A great spinoff show would just be weekly spelling bees with similarly tanned people with VD.
Ha! Yes, that would really enliven the ole spelling bee.
It’s too bad leprosy isn’t sexually transmitted, because I would really enjoy seeing random body parts falling off all these people.
I’m sure they would find some way to make it “sexy.”
That would be an interesting idea for a game show right after Wheel of Fortune.
Wait. Who is Kalon? Is he/she on the show? How do you keep up? Especially since all the girls look identical.
So do the men. Maybe they’re really stupid pod people?
Actually Kalon is a dude. He is paired with Lindzi, also of the excellent name.
I think their parents just mixed a bunch of letters up in a hat and tossed them on the birth certificate.
I just realized – this show is filled with people who would probably enjoy 50 shades. Oh, I hate to add to your misery, but I thought you should know. There’s a 50 Shades of Grey magazine now. Like an even more twisted Cosmo, except probably without quizzes. Readers would do as badly as the spelling bee contestants on Bachelor Pad.
Oh christ.
Pretty sure Jesus is crying now. And several kittens died.
Remind me again who thought up reality TV so that I can torture them 24 hours a day with it. Please.
I’m not sure, but I can come up with a list of people who should be forced to watch this crap.
Wicky happens to be the nickname for my new pet parakeet, Wickersham. The name has been tainted now and Wicky is dead to me. Thanks a lot, Michael’s peen.
I would think that would make the nickname even more enjoyable.
The only character I could remotely relate to is the star of the random footage. Caw!
I know! They also showed some humming birds and I thought “Yeah, I would hang out with them.”
I love birds, especially NYC pigeons aka rats with wings per Woody Allen. NYC is an all you can eat place, they can fly, they’re forever screwing (okay, mating) and they can dump whenever and on whoever they want. They also have a pretty decent life span before they check out, 5-6 years … but that means I would have bought my rainbow in 1965.
Douche douche douche.
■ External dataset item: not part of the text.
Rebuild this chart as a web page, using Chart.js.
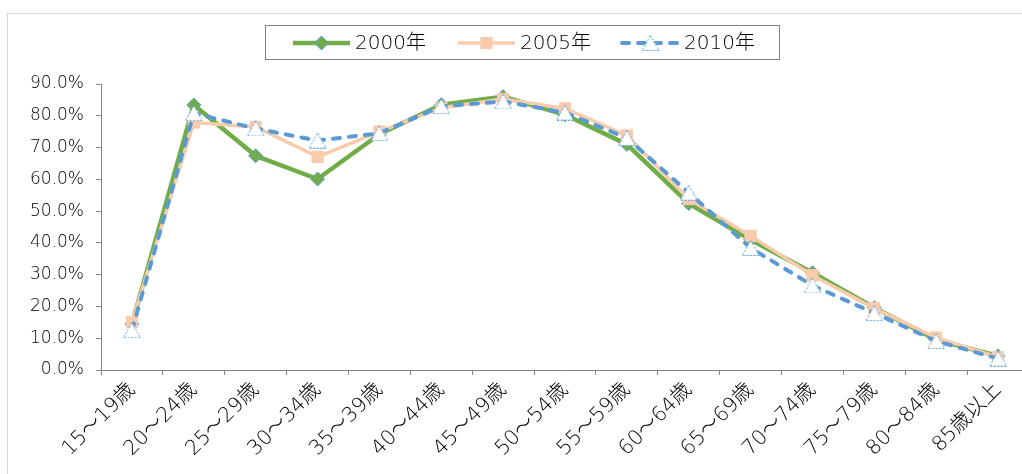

I swear, I don’t know where they find these people. I don’t the the women could possibly like themselves. I love watching hot messes going down. Love the photos, you had me laughing.
x,
Becca
Lady or Not…Here I Come
I’m pretty sure it would be more difficult to find a non douche hanging around certain parts of LA.
My post today (well posted last night) was about douchey men. I think the casting directors need to look for guys without the pink shirt.
Keep up the funny. 🙂
x,
Becca
Lady or Not…Here I Come
They find them in the bookstore in the 50 Shades of Grey section going “OMG she is the best writer evah!”
LOL you’re so right. I try to make fun of that book as often as I can in my blog. My post that have written for tomorrow makes fun of that guy.
x,
Becca
Ladyornot.com
This made my day hahaha. You crack me up.
I can’t wait for your next installment of fifty shades of poopsicles. I got a *ahem* free copy of the book (cuz I just refuse to pay for that shit) and when I get board I skim through it so I get annoyed and outraged (I do that sometimes. I don’t know why… I’ll listen to Rush Limbaugh just to spew obscenities at my radio lol). Anyway, there are some real gems in there that made me want to find a person who liked this book and punch them repeatedly in the head until they repented including by not limited to: making snide and jealous comments about the nurse who is taking care of Ana’s father who happens to be in a coma… but that’s secondary when you’re a bitch like Ana and are threatened by other women. Christian calling her stupid for getting pregnant and much much more…. GOD DAMN I HATE THIS FUCKING EL JAMES TWAT. SHE’S A PLAGUE ON SOCIETY!